The Ginn Corporation filed a Chapter 7 Bankruptcy agreement after failing to make principal and interest payments on a $675 million credit facility loan for Laurelmor and three other resorts.
The Laurelmor
development, owned by the Ginn Corporation, a Florida-based company,
was planned as a luxury golf resort and housing development.

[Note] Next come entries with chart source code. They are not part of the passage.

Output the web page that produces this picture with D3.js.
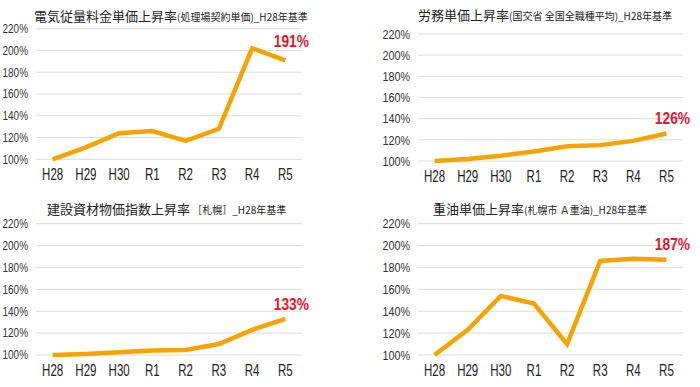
<!DOCTYPE html>
<html>
<head>
<meta charset="utf-8">
<script src="https://cdn.jsdelivr.net/npm/d3@7"></script>
<style>
  body { margin: 0; background: #fff; }
  .num { font-family: "Liberation Sans", Arial, sans-serif; }
  .jp { font-family: "Noto Sans CJK JP", sans-serif; }
</style>
</head>
<body>
<div class="canvas"></div>
<script>
// data
const years = ['H28', 'H29', 'H30', 'R1', 'R2', 'R3', 'R4', 'R5']
const yTicks = [100, 120, 140, 160, 180, 200, 220]

const denki = [100, 111, 124, 126, 117, 128, 202, 191]
const roumu = [100, 102, 105, 109, 114, 115, 119, 126]
const kenzai = [100, 101, 102.5, 104, 104.5, 110, 123, 133]
const juyu = [100, 123, 154, 147, 110, 186, 188, 187]

const titles = ['電気従量料金単価上昇率', '労務単価上昇率', '建設資材物価指数上昇率', '重油単価上昇率']
const subtitles = ['(処理場契約単価)_H28年基準', '(国交省 全国全職種平均)_H28年基準', ' ［札幌］_H28年基準', '(札幌市 Ａ重油)_H28年基準']
const endLabels = ['191%', '126%', '133%', '187%']

// panel boxes (plot area)
const panels = [
    {left: 36, right: 302, top: 28.7, bottom: 159.3, titleX: 34, titleY: 21, tick: 12, lift: 13},
    {left: 418, right: 683, top: 34, bottom: 161, titleX: 418, titleY: 20, tick: 13, lift: 9},
    {left: 36, right: 302, top: 223.7, bottom: 355, titleX: 47, titleY: 214, tick: 12, lift: 9},
    {left: 418, right: 683, top: 223.7, bottom: 355, titleX: 433, titleY: 214, tick: 13, lift: 10}
]
const series = [denki, roumu, kenzai, juyu]

const svg = d3.select('.canvas')
    .append('svg')
    .attr('width', 700)
    .attr('height', 387)

const lineColour = '#f5a300'
const red = '#e3142b'

// condensed look: squeeze text horizontally around its anchor
const squeeze = (sx) => (d, i, nodes) => {
    const n = d3.select(nodes[i])
    return `translate(${n.attr('data-x')},${n.attr('data-y')}) scale(${sx},1)`
}

panels.forEach((p, i) => {
    const g = svg.append('g')

    const x = d3.scalePoint()
        .domain(years)
        .range([p.left, p.right])
        .padding(0.5)

    const y = d3.scaleLinear()
        .domain([100, 220])
        .range([p.bottom, p.top])

    // gridlines
    g.selectAll('line.grid')
        .data(yTicks)
        .enter().append('line')
            .attr('class', 'grid')
            .attr('x1', p.left)
            .attr('x2', p.right)
            .attr('y1', d => y(d))
            .attr('y2', d => y(d))
            .attr('stroke', '#dcdcdc')
            .attr('stroke-width', 1)

    // y labels
    g.selectAll('text.ytick')
        .data(yTicks)
        .enter().append('text')
            .attr('class', 'ytick num')
            .attr('data-x', p.left - 8)
            .attr('data-y', d => y(d))
            .attr('transform', squeeze(0.83))
            .attr('dy', '0.36em')
            .attr('text-anchor', 'end')
            .attr('font-size', p.tick)
            .attr('fill', '#333')
            .text(d => d + '%')

    // x labels
    g.selectAll('text.xtick')
        .data(years)
        .enter().append('text')
            .attr('class', 'xtick num')
            .attr('data-x', d => x(d))
            .attr('data-y', p.bottom + 21)
            .attr('transform', squeeze(0.72))
            .attr('text-anchor', 'middle')
            .attr('font-size', 16)
            .attr('fill', '#222')
            .text(d => d)

    // line
    const line = d3.line()
        .x((d, j) => x(years[j]))
        .y(d => y(d))

    g.append('path')
        .datum(series[i])
        .attr('d', line)
        .attr('fill', 'none')
        .attr('stroke', lineColour)
        .attr('stroke-width', 4.5)
        .attr('stroke-linejoin', 'miter')

    // end value label
    const last = series[i][series[i].length - 1]
    g.append('text')
        .datum(last)
        .attr('class', 'num')
        .attr('data-x', x(years[years.length - 1]) + 6)
        .attr('data-y', y(last) - p.lift)
        .attr('transform', squeeze(0.86))
        .attr('text-anchor', 'middle')
        .attr('font-size', 16)
        .attr('font-weight', 'bold')
        .attr('fill', red)
        .text(endLabels[i])

    // title
    const t = g.append('text')
        .attr('class', 'jp')
        .attr('x', p.titleX)
        .attr('y', p.titleY)
        .attr('fill', '#222')
    t.append('tspan')
        .attr('font-size', 13)
        .text(titles[i])
    t.append('tspan')
        .attr('font-size', 10)
        .text(subtitles[i])
})
</script>
</body>
</html>
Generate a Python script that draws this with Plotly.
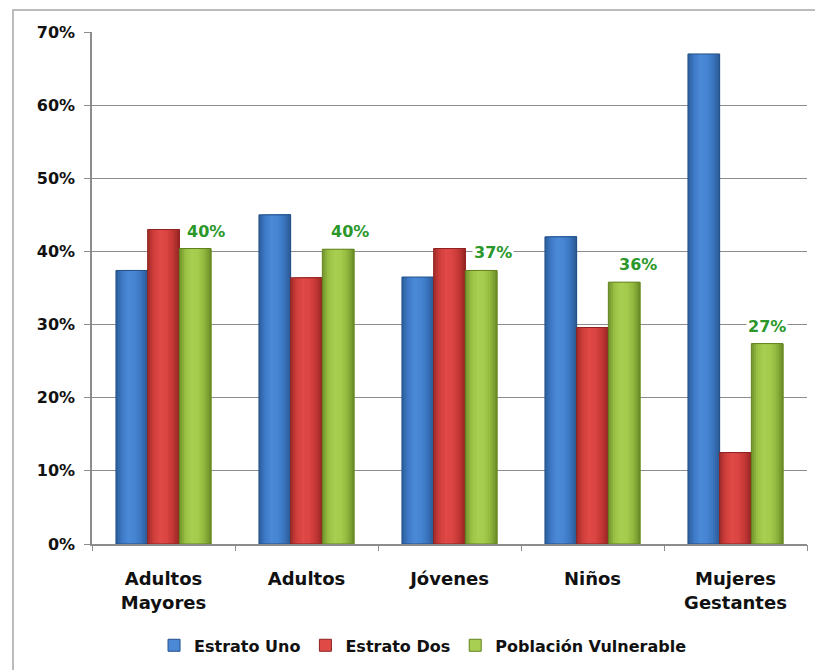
import plotly.graph_objects as go

# Chart data (percent)
categories = ["Adultos<br>Mayores", "Adultos", "Jóvenes", "Niños", "Mujeres<br>Gestantes"]
estrato_uno = [37.4, 45.0, 36.5, 42.0, 67.0]
estrato_dos = [43.0, 36.4, 40.4, 29.6, 12.5]
poblacion_vulnerable = [40.4, 40.3, 37.4, 35.8, 27.4]
y_ticks = [0, 10, 20, 30, 40, 50, 60, 70]

# shading profile across each bar (left edge -> right edge) to give a rounded look
series = [
    ("Estrato Uno", estrato_uno,
     ["#2C5C98", "#3F7BC9", "#4B89D6", "#4685D2", "#3A74BE", "#2B5890"]),
    ("Estrato Dos", estrato_dos,
     ["#A02C2A", "#D23F3C", "#DF4A47", "#DA4542", "#C23735", "#932523"]),
    ("Población Vulnerable", poblacion_vulnerable,
     ["#71922C", "#9CC345", "#A9CF52", "#A4CA4C", "#90B63C", "#688A26"]),
]
edge_colors = ["#24508A", "#8E2321", "#62821F"]

BARGAP = 0.335
bar_w = (1 - BARGAP) / len(series)
N_STRIPES = 14


def hex_to_rgb(h):
    h = h.lstrip("#")
    return tuple(int(h[i:i + 2], 16) for i in (0, 2, 4))


def profile_color(stops, t):
    pos = t * (len(stops) - 1)
    i = min(int(pos), len(stops) - 2)
    f = pos - i
    a, b = hex_to_rgb(stops[i]), hex_to_rgb(stops[i + 1])
    c = [round(a[k] + (b[k] - a[k]) * f) for k in range(3)]
    return f"rgb({c[0]},{c[1]},{c[2]})"


x_idx = list(range(len(categories)))
fig = go.Figure()
for s, (name, vals, stops) in enumerate(series):
    left = -(1 - BARGAP) / 2 + s * bar_w
    sw = bar_w / N_STRIPES
    for k in range(N_STRIPES):
        t = (k + 0.5) / N_STRIPES
        # each stripe runs to the right edge so the next one covers it without seams
        fig.add_trace(go.Bar(
            name=name, x=x_idx, y=vals,
            offset=left + k * sw, width=bar_w - k * sw,
            marker=dict(color=profile_color(stops, t), line=dict(width=0)),
            showlegend=False, legendgroup=name, hoverinfo="skip",
        ))
    # thin outline around the whole bar; also carries the legend entry
    fig.add_trace(go.Bar(
        name=name, x=x_idx, y=vals, offset=left, width=bar_w,
        marker=dict(color="rgba(0,0,0,0)", line=dict(color=edge_colors[s], width=1)),
        showlegend=False, legendgroup=name, hoverinfo="skip",
    ))
    # legend swatch
    fig.add_trace(go.Bar(
        name=name, x=[None], y=[None],
        marker=dict(color=profile_color(stops, 0.4), line=dict(color=edge_colors[s], width=1)),
        showlegend=True, legendgroup=name,
    ))

# value labels above the "Población Vulnerable" bars
label_dx = [11, 12, 12, 14, 0]
annotations = []
for i, v in enumerate(poblacion_vulnerable):
    annotations.append(dict(
        x=i + bar_w, y=v, xref="x", yref="y",
        text=f"{round(v)}%", showarrow=False,
        yanchor="bottom", yshift=6, xshift=label_dx[i],
        bgcolor="white", borderpad=1,
        font=dict(family="DejaVu Sans", size=16, color="#2A972A", weight="bold"),
    ))

x_range = [-0.5, len(categories) - 0.5]
fig.update_layout(
    width=815, height=670,
    margin=dict(l=92, r=8, t=32, b=126),
    paper_bgcolor="white", plot_bgcolor="white",
    barmode="overlay",
    annotations=annotations,
    showlegend=True,
    legend=dict(
        orientation="h", x=0.463, xanchor="center", y=-0.198, yanchor="middle",
        font=dict(family="DejaVu Sans", size=16, color="#111111", weight="bold"),
        itemwidth=30, traceorder="normal",
    ),
    shapes=[dict(
        type="rect", xref="paper", yref="paper",
        x0=-0.1105, x1=1.05, y0=-0.35, y1=1.043,
        line=dict(color="#A6A6A6", width=1.5), fillcolor="rgba(0,0,0,0)", layer="below",
    )],
    xaxis=dict(
        range=x_range, tickvals=x_idx, ticktext=categories,
        showline=True, linecolor="#8C8C8C", linewidth=1.5,
        ticks="", showgrid=False, zeroline=False,
        tickfont=dict(family="DejaVu Sans", size=18, color="#111111", weight="bold"),
        ticklabelstandoff=18,
    ),
    # second axis only supplies tick marks at the category boundaries
    xaxis2=dict(
        overlaying="x", side="bottom", range=x_range,
        tickvals=[i - 0.5 for i in range(len(categories) + 1)],
        ticks="outside", ticklen=6, tickcolor="#8C8C8C", tickwidth=1.3,
        showticklabels=False, showgrid=False, zeroline=False, showline=False,
    ),
    yaxis=dict(
        range=[0, 70], tickvals=y_ticks, ticktext=[f"{v}%" for v in y_ticks],
        showline=True, linecolor="#8C8C8C", linewidth=1.5,
        ticks="outside", ticklen=6, tickcolor="#8C8C8C",
        showgrid=True, gridcolor="#8C8C8C", gridwidth=1.3,
        tickfont=dict(family="DejaVu Sans", size=16, color="#111111", weight="bold"),
        ticklabelstandoff=6,
        zeroline=False,
    ),
)
# an invisible trace keeps the boundary tick axis active
fig.add_trace(go.Scatter(x=[None], y=[None], xaxis="x2", showlegend=False, hoverinfo="skip"))

fig.write_html("out.html")
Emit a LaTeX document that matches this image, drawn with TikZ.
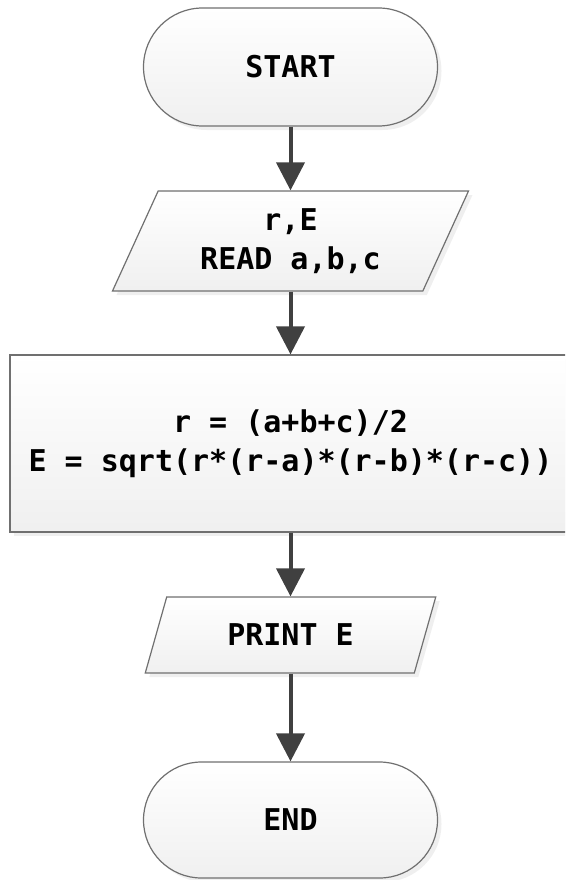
\documentclass[tikz,border=0pt]{standalone}
\usepackage{fontspec}
\setmonofont{DejaVu Sans Mono}
\usetikzlibrary{shapes.geometric,shapes.misc,shadows,arrows.meta}
\definecolor{bord}{HTML}{707070}
\definecolor{arrc}{HTML}{404040}
\definecolor{shd}{HTML}{E0E0E0}
\tikzset{
  box/.style={draw=bord, line width=1.2pt, top color=white, bottom color=black!6,
    drop shadow={shadow xshift=4pt,shadow yshift=-4pt,fill=shd,draw=none},
    font=\ttfamily\bfseries\fontsize{30}{39}\selectfont, align=center, inner sep=0pt},
  term/.style={box, rounded rectangle, minimum width=294pt, minimum height=118pt},
  iobox/.style={box, trapezium, trapezium stretches=true},
  procbox/.style={box, rectangle, minimum width=561pt, minimum height=177pt},
  arr/.style={draw=arrc, line width=4pt, -{Triangle[width=28pt,length=28pt]}}
}
\begin{document}
\begin{tikzpicture}[x=1pt,y=-1pt]
\clip (0,0) rectangle (565,880);
\node[term] (start) at (290.5,67) {START};
\node[iobox, trapezium left angle=64.4, trapezium right angle=115.6,
      minimum width=357pt, minimum height=100pt] (in1) at (290.5,241) {r,E\\READ a,b,c};
\node[procbox] (proc) at (290.5,443.5) {r = (a+b+c)/2\\E = sqrt(r*(r-a)*(r-b)*(r-c))};
\node[iobox, trapezium left angle=63.4, trapezium right angle=116.6,
      minimum width=291pt, minimum height=76pt] (out) at (290.5,635) {PRINT E};
\node[term, minimum height=116pt] (stop) at (290.5,820) {END};
\draw[arr] (start.south) -- (start.south |- in1.north);
\draw[arr] (in1.center |- in1.south) -- (in1.center |- proc.north);
\draw[arr] (proc.south) -- (proc.south |- out.north);
\draw[arr] (out.center |- out.south) -- (out.center |- stop.north);
\end{tikzpicture}
\end{document}
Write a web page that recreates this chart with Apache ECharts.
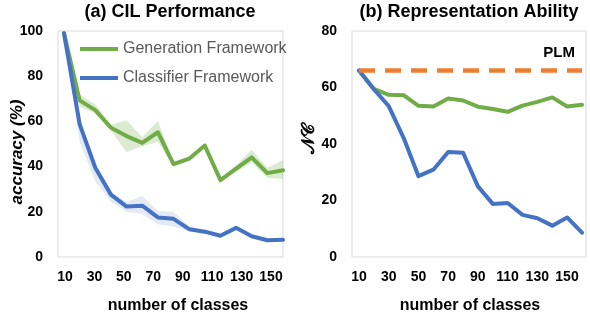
<!DOCTYPE html>
<html>
<head>
<meta charset="utf-8">
<script src="https://cdn.jsdelivr.net/npm/echarts@6/dist/echarts.min.js"></script>
<style>
html,body{margin:0;padding:0;background:#fff;}
#c{width:590px;height:312px;}
</style>
</head>
<body>
<div id="c"></div>
<script>
// ---- data: (a) CIL Performance ----
const classesA = [10,20,30,40,50,60,70,80,90,100,110,120,130,140,150];
const genA      = [99, 69.3, 65.0, 57.2, 53.5, 50.5, 55.2, 41.1, 43.5, 49.3, 34.0, 39.1, 44.1, 37.1, 38.4];
const genAUpper = [99, 72.0, 67.5, 58.5, 60.5, 53.0, 60.2, 42.0, 44.5, 50.3, 35.0, 40.5, 47.5, 39.5, 42.8];
const genALower = [99, 66.5, 63.5, 56.0, 46.5, 49.0, 51.0, 40.3, 42.5, 48.3, 33.3, 37.5, 41.8, 35.1, 34.5];
const clsA      = [99, 58.8, 39.5, 27.6, 22.3, 22.7, 17.5, 16.9, 12.3, 11.2, 9.4, 12.9, 9.2, 7.4, 7.6];
const clsAUpper = [99, 59.5, 41.0, 28.5, 24.5, 27.0, 20.5, 20.0, 13.5, 12.0, 10.2, 13.5, 9.8, 8.0, 8.2];
const clsALower = [99, 51.0, 33.5, 24.5, 20.0, 19.0, 14.5, 13.5, 11.5, 10.5, 9.0, 12.3, 8.7, 7.0, 7.2];
const tickLabelsA = ['10','30','50','70','90','110','130','150'];

// ---- data: (b) Representation Ability ----
const classesB = [10,20,30,40,50,60,70,80,90,100,110,120,130,140,150,160];
const genB = [66, 59.5, 57.4, 57.3, 53.5, 53.3, 56.1, 55.4, 53.2, 52.4, 51.4, 53.6, 54.9, 56.5, 53.3, 53.9];
const clsB = [66, 59.4, 53.4, 42.2, 28.6, 30.9, 37.2, 36.9, 25.0, 18.8, 19.1, 14.9, 13.7, 11.1, 14.0, 8.6];
const plmB = 66;
const tickLabelsB = ['10','30','50','70','90','110','130','150'];

const GREEN = '#70AD47', BLUE = '#4472C4', ORANGE = '#ED7D31';
const FONT = '"Liberation Sans", Arial, sans-serif';

function diff(u, l){ return u.map((v,i)=>+(v - l[i]).toFixed(2)); }

const tickLabelStyle = {fontFamily: FONT, fontWeight: 'bold', fontSize: 14, color: '#000'};
const labelAxis = (grid, data) => ({type: 'category', gridIndex: grid, data: data, boundaryGap: false,
  axisLine: {show: false}, axisTick: {show: false}, splitLine: {show: false},
  axisLabel: Object.assign({margin: 13, interval: 0}, tickLabelStyle)});
const lineStyle = c => ({width: 4, color: c, cap: 'round', join: 'round'});

const option = {
  animation: false,
  backgroundColor: '#fff',
  grid: [
    {left: 58, top: 31, width: 225, height: 226, show: true, borderColor: '#d9d9d9', borderWidth: 1, backgroundColor: 'transparent'},
    {left: 64, top: 31, width: 219, height: 226},
    {left: 65, top: 31, width: 206, height: 226},
    {left: 352, top: 31, width: 234, height: 226, show: true, borderColor: '#d9d9d9', borderWidth: 1, backgroundColor: 'transparent'},
    {left: 359, top: 31, width: 223, height: 226},
    {left: 359, top: 31, width: 208, height: 226}
  ],
  xAxis: [
    {type: 'value', gridIndex: 0, show: false},
    {type: 'category', gridIndex: 1, data: classesA.map(String), boundaryGap: false, show: false},
    labelAxis(2, tickLabelsA),
    {type: 'value', gridIndex: 3, show: false},
    {type: 'category', gridIndex: 4, data: classesB.map(String), boundaryGap: false, show: false},
    labelAxis(5, tickLabelsB)
  ],
  yAxis: [
    {type: 'value', gridIndex: 0, min: 0, max: 100, interval: 20,
     axisLine: {show: false}, axisTick: {show: false}, splitLine: {show: false},
     axisLabel: Object.assign({margin: 15}, tickLabelStyle)},
    {type: 'value', gridIndex: 1, min: 0, max: 100, show: false},
    {type: 'value', gridIndex: 2, min: 0, max: 100, show: false},
    {type: 'value', gridIndex: 3, min: 0, max: 80, interval: 20,
     axisLine: {show: false}, axisTick: {show: false}, splitLine: {show: false},
     axisLabel: Object.assign({margin: 15}, tickLabelStyle)},
    {type: 'value', gridIndex: 4, min: 0, max: 80, show: false},
    {type: 'value', gridIndex: 5, min: 0, max: 80, show: false}
  ],
  legend: {
    orient: 'vertical', left: 75, top: 35, itemWidth: 38, itemHeight: 4, itemGap: 11,
    icon: 'rect',
    textStyle: {fontFamily: FONT, fontSize: 16, color: '#595959', lineHeight: 18},
    data: ['Generation Framework', 'Classifier Framework']
  },
  series: [
    // bands (a)
    {type: 'line', xAxisIndex: 1, yAxisIndex: 1, stack: 'gBand', data: genALower,
     symbol: 'none', lineStyle: {opacity: 0}, silent: true, z: 1},
    {type: 'line', xAxisIndex: 1, yAxisIndex: 1, stack: 'gBand', data: diff(genAUpper, genALower),
     symbol: 'none', lineStyle: {opacity: 0}, areaStyle: {color: 'rgba(112,173,71,0.25)', opacity: 1}, silent: true, z: 1},
    {type: 'line', xAxisIndex: 1, yAxisIndex: 1, stack: 'bBand', data: clsALower,
     symbol: 'none', lineStyle: {opacity: 0}, silent: true, z: 1},
    {type: 'line', xAxisIndex: 1, yAxisIndex: 1, stack: 'bBand', data: diff(clsAUpper, clsALower),
     symbol: 'none', lineStyle: {opacity: 0}, areaStyle: {color: 'rgba(68,114,196,0.15)', opacity: 1}, silent: true, z: 1},
    // lines (a)
    {name: 'Generation Framework', type: 'line', xAxisIndex: 1, yAxisIndex: 1, data: genA,
     symbol: 'none', color: GREEN, lineStyle: lineStyle(GREEN), z: 3},
    {name: 'Classifier Framework', type: 'line', xAxisIndex: 1, yAxisIndex: 1, data: clsA,
     symbol: 'none', color: BLUE, lineStyle: lineStyle(BLUE), z: 4},
    // lines (b)
    {name: 'Generation (b)', type: 'line', xAxisIndex: 4, yAxisIndex: 4, data: genB,
     symbol: 'none', color: GREEN, lineStyle: lineStyle(GREEN), z: 3},
    {name: 'Classifier (b)', type: 'line', xAxisIndex: 4, yAxisIndex: 4, data: clsB,
     symbol: 'none', color: BLUE, lineStyle: lineStyle(BLUE), z: 4,
     markLine: {
       silent: true, symbol: ['none', 'none'], animation: false,
       lineStyle: {color: ORANGE, width: 4.5, type: [16, 10]},
       label: {show: true, formatter: 'PLM', position: 'insideEndTop', distance: [7, 10],
               fontFamily: FONT, fontWeight: 'bold', fontSize: 15, color: '#000'},
       data: [[{coord: [0, plmB]}, {coord: [classesB.length - 1, plmB]}]]
     }}
  ],
  graphic: [
    {type: 'text', x: 170, y: 12, style: {text: '(a) CIL Performance', font: 'bold 18px ' + FONT, fill: '#000', align: 'center', verticalAlign: 'middle'}},
    {type: 'text', x: 469, y: 12, style: {text: '(b) Representation Ability', font: 'bold 18px ' + FONT, fill: '#000', align: 'center', verticalAlign: 'middle'}},
    {type: 'text', x: 178, y: 306, style: {text: 'number of classes', font: 'bold 16px ' + FONT, fill: '#000', align: 'center', verticalAlign: 'middle'}},
    {type: 'text', x: 470, y: 306, style: {text: 'number of classes', font: 'bold 16px ' + FONT, fill: '#000', align: 'center', verticalAlign: 'middle'}},
    {type: 'text', x: 17, y: 152, rotation: Math.PI / 2, style: {text: 'accuracy (%)', font: 'italic bold 17px ' + FONT, fill: '#000', align: 'center', verticalAlign: 'middle'}},
    {type: 'text', x: 309, y: 139, rotation: Math.PI / 2, style: {text: '𝒩𝒞', font: 'bold 18px "DejaVu Sans", "DejaVu Serif", serif', fill: '#000', align: 'center', verticalAlign: 'middle'}}
  ]
};

const chart = echarts.init(document.getElementById('c'), null, {renderer: 'canvas'});
chart.setOption(option);
</script>
</body>
</html>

The corporation released a press statement regarding their file for bankruptcy Dec. 30.
According
to a report in the August 2008 Business North Carolina, Laurelmor was
praised as the “biggest private development ever in Western North
Carolina.”
The same
article, however, mentioned developer Bobby Ginn’s previous experience
with bankruptcy in regards to development on Hilton Head Island in
South Carolina.
According to a Laurelmor spokesman, quoted in Business North Carolina, “Banks don’t want to lend money on high-end real estate.”
Ginn
Corporation was working closely with the Blue Ridge Rural Land Trust
(BRRLT), which was surprising for a North Carolina conservation
organization, Executive Director of BRRLT, Walter Clark, said.
At a
banquet in October 2007, Ginn Corporation announced the dedication of
its first phase of Laurelmor’s conservation easement to the BRRLT.
“The conservation easement would initially be completed in three phases for a total of 2,700 acres,” Clark said.
Clark said they were not aware of any plans or issues leading to Laurelmor’s bankruptcy until it was reported publicly.
“The first phase was completed a while ago and 680 acres is now part of a protected land trust,” he said.
Clark
said they plan to work with the new owners of the development and
encourage them to complete the next two phases of the easement.
The new
owners Reynolds Signature Communities, part of Linger Longer
Development, were unavailable for comment as of press time.